India’s central bank has identified Big Tech’s push into financial services as a challenge for banks in the South Asian market, saying the growing presence of these firms has prompted concerns about the creation of an uneven playing field.
In a report published on Thursday, the Reserve Bank of India (RBI) said Big Tech offers a wide range of digital services that hold the promise of supporting financial inclusion, generating lasting efficiency gains, and making banks more competitive. Still, their expansion in the financial services sector has given rise to “important policy issues.”
“Specifically, concerns have intensified around a level playing field with banks, operational risk, too-big-to-fail issues, challenges for antitrust rules, cybersecurity and data privacy,” the Indian central bank wrote.

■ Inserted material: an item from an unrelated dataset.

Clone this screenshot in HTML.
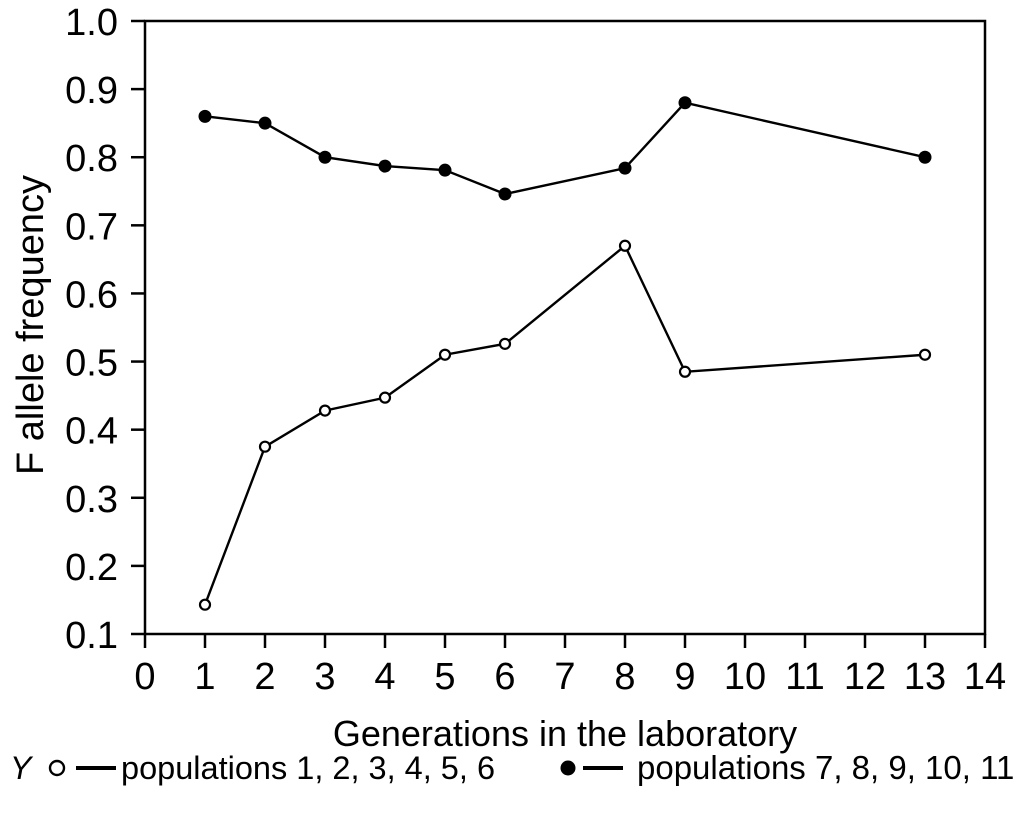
<!DOCTYPE html>
<html><head><meta charset="utf-8"><style>
body{margin:0;background:#fff}
svg text{font-family:"Liberation Sans",sans-serif;fill:#000}
</style></head><body>
<svg width="1025" height="813" viewBox="0 0 1025 813">
<g id="axes"></g>
<g id="marks"></g>
<text x="565" y="746" font-size="36" text-anchor="middle">Generations in the laboratory</text>
<text transform="translate(43,325) rotate(-90)" font-size="38" text-anchor="middle">F allele frequency</text>
<g>
<text x="10" y="779" font-size="32" font-style="italic">Y</text>
<circle cx="57" cy="768" r="7" fill="#fff" stroke="#000" stroke-width="2.4"/>
<line x1="76" y1="768" x2="116" y2="768" stroke="#000" stroke-width="4"/>
<text x="121" y="779" font-size="32.5">populations 1, 2, 3, 4, 5, 6</text>
<circle cx="568" cy="768" r="7.5" fill="#000"/>
<line x1="583" y1="768" x2="623" y2="768" stroke="#000" stroke-width="4"/>
<text x="637" y="779" font-size="33">populations 7, 8, 9, 10, 11</text>
</g>
</svg>
<script>
const generations=[1,2,3,4,5,6,8,9,13];
const openValues=[0.143,0.375,0.428,0.447,0.510,0.526,0.670,0.485,0.510];
const filledValues=[0.860,0.850,0.800,0.787,0.781,0.746,0.784,0.880,0.800];
const xTicks=[0,1,2,3,4,5,6,7,8,9,10,11,12,13,14];
const yTicks=["0.1","0.2","0.3","0.4","0.5","0.6","0.7","0.8","0.9","1.0"];
const NS="http://www.w3.org/2000/svg";
const L=145,R=985,T=21,B=634;
const xs=v=>L+(v-0)/(14-0)*(R-L);
const ys=v=>B-(v-0.1)/(1.0-0.1)*(B-T);
function mk(tag,attrs,parent){const e=document.createElementNS(NS,tag);for(const k in attrs)e.setAttribute(k,attrs[k]);parent.appendChild(e);return e;}
const ax=document.getElementById('axes'),mg=document.getElementById('marks');
let frame=mk('path',{d:`M${L} ${T}H${R}V${B}H${L}Z`,fill:'none',stroke:'#000','stroke-width':2.5},ax);


xTicks.forEach(t=>{
 const x=xs(t);
 let tk=mk('line',{x1:x,y1:B,x2:x,y2:B+14,stroke:'#000','stroke-width':2.5},ax);
 
 
 let lb=mk('text',{x:x,y:B+55,'font-size':38,'text-anchor':'middle'},ax);lb.textContent=t;
 
 
});
yTicks.forEach(t=>{
 const y=ys(parseFloat(t));
 let tk=mk('line',{x1:L-14,y1:y,x2:L,y2:y,stroke:'#000','stroke-width':2.5},ax);
 
 
 let lb=mk('text',{x:L-27,y:y+14,'font-size':38,'text-anchor':'end'},ax);lb.textContent=t;
 
 
});
function series(vals,filled,name){
 const pts=generations.map((g,i)=>xs(g)+','+ys(vals[i])).join(' ');
 let pl=mk('polyline',{points:pts,fill:'none',stroke:'#000','stroke-width':2.4},mg);
 
 
 generations.forEach((g,i)=>{
  let c=mk('circle',filled?{cx:xs(g),cy:ys(vals[i]),r:6.5,fill:'#000'}:{cx:xs(g),cy:ys(vals[i]),r:5,fill:'#fff',stroke:'#000','stroke-width':2.2},mg);
  
  
 });
}
series(openValues,false,'populations-1-6');
series(filledValues,true,'populations-7-11');
</script>
</body></html>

Big Tech firms “straddle many different (nonfinancial) lines of business with sometimes opaque overarching governance structures” and have the potential to become “the dominant players” in financial services, wrote the central bank, which also regulates the finance market in India. “Third, Big Tech [companies] are generally able to overcome limits to scale in financial services provision by exploiting network effects.”
“For central banks and financial regulators, financial stability objectives may be best pursued by blending activity and entity-based prudential regulation of Big Tech [companies] (an activity-based approach is already applied in areas such as anti-money laundering/combating the financing of terrorism; an activity-based approach is the provision of cloud services, where minimizing operational and in particular, cyber risk is paramount).”

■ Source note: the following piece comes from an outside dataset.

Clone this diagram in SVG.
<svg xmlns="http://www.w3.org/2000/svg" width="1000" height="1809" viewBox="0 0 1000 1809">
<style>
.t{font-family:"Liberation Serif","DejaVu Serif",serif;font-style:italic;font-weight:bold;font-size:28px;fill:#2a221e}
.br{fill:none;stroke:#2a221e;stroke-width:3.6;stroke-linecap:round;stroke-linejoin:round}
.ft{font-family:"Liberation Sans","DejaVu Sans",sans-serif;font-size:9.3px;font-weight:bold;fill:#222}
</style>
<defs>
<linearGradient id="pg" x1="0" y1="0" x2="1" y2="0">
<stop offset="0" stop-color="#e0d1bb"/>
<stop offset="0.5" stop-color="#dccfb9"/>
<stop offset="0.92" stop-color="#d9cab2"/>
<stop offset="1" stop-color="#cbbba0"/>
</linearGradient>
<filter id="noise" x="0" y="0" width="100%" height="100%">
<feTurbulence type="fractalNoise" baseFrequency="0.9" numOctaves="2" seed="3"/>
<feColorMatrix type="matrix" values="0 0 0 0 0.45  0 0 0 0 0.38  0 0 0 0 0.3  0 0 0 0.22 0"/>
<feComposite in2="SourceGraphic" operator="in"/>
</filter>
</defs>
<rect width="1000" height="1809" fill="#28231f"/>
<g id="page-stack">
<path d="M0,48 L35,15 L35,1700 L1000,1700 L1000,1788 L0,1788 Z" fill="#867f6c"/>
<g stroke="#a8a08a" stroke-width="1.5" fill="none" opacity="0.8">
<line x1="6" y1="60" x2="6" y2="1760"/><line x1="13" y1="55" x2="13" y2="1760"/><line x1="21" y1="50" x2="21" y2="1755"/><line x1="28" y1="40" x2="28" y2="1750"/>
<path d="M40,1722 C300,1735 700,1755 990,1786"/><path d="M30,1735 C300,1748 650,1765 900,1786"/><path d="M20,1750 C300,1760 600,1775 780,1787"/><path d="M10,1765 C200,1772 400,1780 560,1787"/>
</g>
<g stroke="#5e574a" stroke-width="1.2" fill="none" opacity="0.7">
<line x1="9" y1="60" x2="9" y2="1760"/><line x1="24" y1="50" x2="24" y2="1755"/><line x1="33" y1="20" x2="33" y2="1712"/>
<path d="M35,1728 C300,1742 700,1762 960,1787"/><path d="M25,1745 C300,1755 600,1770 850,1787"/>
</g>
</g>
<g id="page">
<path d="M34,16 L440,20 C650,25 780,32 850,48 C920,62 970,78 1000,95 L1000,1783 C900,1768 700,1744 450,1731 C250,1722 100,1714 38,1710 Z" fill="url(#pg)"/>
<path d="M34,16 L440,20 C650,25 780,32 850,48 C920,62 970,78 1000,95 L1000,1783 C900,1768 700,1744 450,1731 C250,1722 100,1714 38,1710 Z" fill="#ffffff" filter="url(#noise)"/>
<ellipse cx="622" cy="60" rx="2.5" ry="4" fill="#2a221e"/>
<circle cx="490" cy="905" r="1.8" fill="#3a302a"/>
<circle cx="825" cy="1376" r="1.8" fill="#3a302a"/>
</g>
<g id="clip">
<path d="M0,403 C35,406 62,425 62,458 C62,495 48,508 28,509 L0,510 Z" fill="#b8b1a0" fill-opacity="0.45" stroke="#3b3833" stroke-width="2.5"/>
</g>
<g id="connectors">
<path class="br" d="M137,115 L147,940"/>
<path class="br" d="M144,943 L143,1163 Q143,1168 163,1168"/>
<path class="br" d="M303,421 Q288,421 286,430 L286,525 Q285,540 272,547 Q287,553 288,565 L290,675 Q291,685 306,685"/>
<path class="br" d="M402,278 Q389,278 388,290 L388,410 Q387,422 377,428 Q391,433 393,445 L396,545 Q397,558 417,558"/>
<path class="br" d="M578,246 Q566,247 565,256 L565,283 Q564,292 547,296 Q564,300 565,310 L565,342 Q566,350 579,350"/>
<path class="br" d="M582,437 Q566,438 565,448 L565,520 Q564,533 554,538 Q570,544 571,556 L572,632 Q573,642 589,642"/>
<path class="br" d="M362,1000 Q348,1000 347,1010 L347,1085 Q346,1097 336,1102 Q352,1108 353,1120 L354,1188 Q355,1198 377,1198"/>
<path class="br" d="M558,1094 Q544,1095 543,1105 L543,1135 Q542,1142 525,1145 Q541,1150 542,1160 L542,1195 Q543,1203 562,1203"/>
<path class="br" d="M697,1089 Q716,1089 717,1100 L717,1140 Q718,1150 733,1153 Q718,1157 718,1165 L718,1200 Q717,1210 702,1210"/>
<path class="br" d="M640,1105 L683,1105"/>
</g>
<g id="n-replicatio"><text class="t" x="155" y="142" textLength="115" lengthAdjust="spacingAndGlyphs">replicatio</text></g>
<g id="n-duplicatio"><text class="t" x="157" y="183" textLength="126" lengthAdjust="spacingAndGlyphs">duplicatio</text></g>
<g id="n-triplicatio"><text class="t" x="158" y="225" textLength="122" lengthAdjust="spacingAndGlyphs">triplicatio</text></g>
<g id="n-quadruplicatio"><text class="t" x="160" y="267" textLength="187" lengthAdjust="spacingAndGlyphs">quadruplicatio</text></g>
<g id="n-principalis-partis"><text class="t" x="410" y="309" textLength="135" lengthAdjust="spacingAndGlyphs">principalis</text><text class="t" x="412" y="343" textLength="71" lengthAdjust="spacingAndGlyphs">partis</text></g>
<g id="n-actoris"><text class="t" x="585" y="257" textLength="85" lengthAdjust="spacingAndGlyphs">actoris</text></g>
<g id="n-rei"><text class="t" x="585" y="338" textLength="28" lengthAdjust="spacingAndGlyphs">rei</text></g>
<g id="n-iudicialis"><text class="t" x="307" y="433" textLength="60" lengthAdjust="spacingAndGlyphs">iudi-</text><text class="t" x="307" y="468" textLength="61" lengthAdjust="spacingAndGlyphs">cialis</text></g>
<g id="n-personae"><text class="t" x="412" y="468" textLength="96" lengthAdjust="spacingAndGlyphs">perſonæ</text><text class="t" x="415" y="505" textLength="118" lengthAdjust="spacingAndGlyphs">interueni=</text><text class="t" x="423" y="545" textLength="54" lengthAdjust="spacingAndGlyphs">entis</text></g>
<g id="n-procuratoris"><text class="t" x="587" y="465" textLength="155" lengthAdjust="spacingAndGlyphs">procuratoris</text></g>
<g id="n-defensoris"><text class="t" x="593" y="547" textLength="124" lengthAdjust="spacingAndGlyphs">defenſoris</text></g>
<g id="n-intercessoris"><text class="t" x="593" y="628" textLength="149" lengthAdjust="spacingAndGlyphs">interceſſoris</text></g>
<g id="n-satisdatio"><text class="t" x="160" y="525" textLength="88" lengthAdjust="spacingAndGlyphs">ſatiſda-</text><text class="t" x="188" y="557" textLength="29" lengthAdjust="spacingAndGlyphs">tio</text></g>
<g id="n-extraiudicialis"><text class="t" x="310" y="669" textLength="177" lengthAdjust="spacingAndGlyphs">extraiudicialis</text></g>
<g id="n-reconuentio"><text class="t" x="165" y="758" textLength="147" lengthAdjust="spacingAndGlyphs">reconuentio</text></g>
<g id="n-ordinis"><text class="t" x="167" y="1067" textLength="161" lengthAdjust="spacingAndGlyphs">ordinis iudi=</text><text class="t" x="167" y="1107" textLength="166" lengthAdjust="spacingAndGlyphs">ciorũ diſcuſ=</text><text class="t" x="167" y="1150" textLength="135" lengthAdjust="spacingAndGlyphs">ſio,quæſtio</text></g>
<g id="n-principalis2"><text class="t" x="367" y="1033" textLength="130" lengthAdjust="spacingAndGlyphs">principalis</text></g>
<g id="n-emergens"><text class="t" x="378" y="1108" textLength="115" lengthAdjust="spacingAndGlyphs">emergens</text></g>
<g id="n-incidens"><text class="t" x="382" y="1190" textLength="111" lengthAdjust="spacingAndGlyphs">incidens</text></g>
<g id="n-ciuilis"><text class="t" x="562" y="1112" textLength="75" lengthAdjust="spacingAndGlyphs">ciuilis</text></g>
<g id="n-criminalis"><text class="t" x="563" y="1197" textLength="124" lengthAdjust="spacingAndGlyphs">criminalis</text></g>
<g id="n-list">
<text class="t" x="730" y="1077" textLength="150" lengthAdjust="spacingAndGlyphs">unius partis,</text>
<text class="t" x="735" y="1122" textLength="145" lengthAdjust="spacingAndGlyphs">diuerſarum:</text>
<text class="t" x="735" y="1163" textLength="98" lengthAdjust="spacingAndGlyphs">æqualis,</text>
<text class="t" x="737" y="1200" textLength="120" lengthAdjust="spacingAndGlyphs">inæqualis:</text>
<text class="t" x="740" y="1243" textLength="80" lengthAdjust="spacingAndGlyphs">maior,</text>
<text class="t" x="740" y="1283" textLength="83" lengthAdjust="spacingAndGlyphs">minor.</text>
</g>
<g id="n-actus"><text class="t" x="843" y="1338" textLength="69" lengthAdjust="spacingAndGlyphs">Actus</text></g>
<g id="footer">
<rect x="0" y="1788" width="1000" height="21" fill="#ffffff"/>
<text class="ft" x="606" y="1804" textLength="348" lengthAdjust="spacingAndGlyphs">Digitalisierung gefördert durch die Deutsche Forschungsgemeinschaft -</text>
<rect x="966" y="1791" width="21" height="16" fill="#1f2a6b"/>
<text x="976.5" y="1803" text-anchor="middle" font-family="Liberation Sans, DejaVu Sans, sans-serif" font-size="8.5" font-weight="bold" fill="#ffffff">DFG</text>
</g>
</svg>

“Furthermore, as the digital economy expands across borders, international coordination of rules and standards becomes more pressing,” it added. Worth noting that it’s not clear how RBI defines Big Tech: Is it referring to American tech giants? Does it also see Reliance Industries and Tata Group, two Indian conglomerates that are also slowly making their way into financial services, as Big Tech?
The caution comes at a time when the RBI, which in the past decade opened up mobile payments through a retail banks-backed infrastructure called UPI in the past decade, is now opening up the entire national payment network in the country.
Several players, including the tech giants Facebook, Google, and Amazon and plastic card processing firms Visa and Mastercard, have applied for licenses to operate retail payments and settlement systems in the country. (RBI is expected to give some of these firms permissions later this year.)
“Nowhere else in the world would the largest corporates, banks [and] telcos in India and the largest tech players in the world would come together to build national payment networks.” analysts at Bernstein said of the NUE.
An industry executive questioned the concerns raised by RBI, saying no existing rule is preventing the big banks in India — ICICI, and HDFC — that already amass a plethora of data about their customers from investing in their digital expansion.
State Bank of India “is nearly a quarter of Indian banking. And Yono [State Bank of India’s digital bank platform] claims a $40 billion market valuation. Why is their reach not a concern?”
The executive, who spoke on the condition of anonymity, said big technology firms are following the regulations set by the RBI. They are using rails built by banks and must operate in the space only through partnerships with banks. “The RBI is free to make more regulations — and it’s already doing so with wallet KYC restrictions and imposing market share caps for those making payments atop UPI infrastructure.”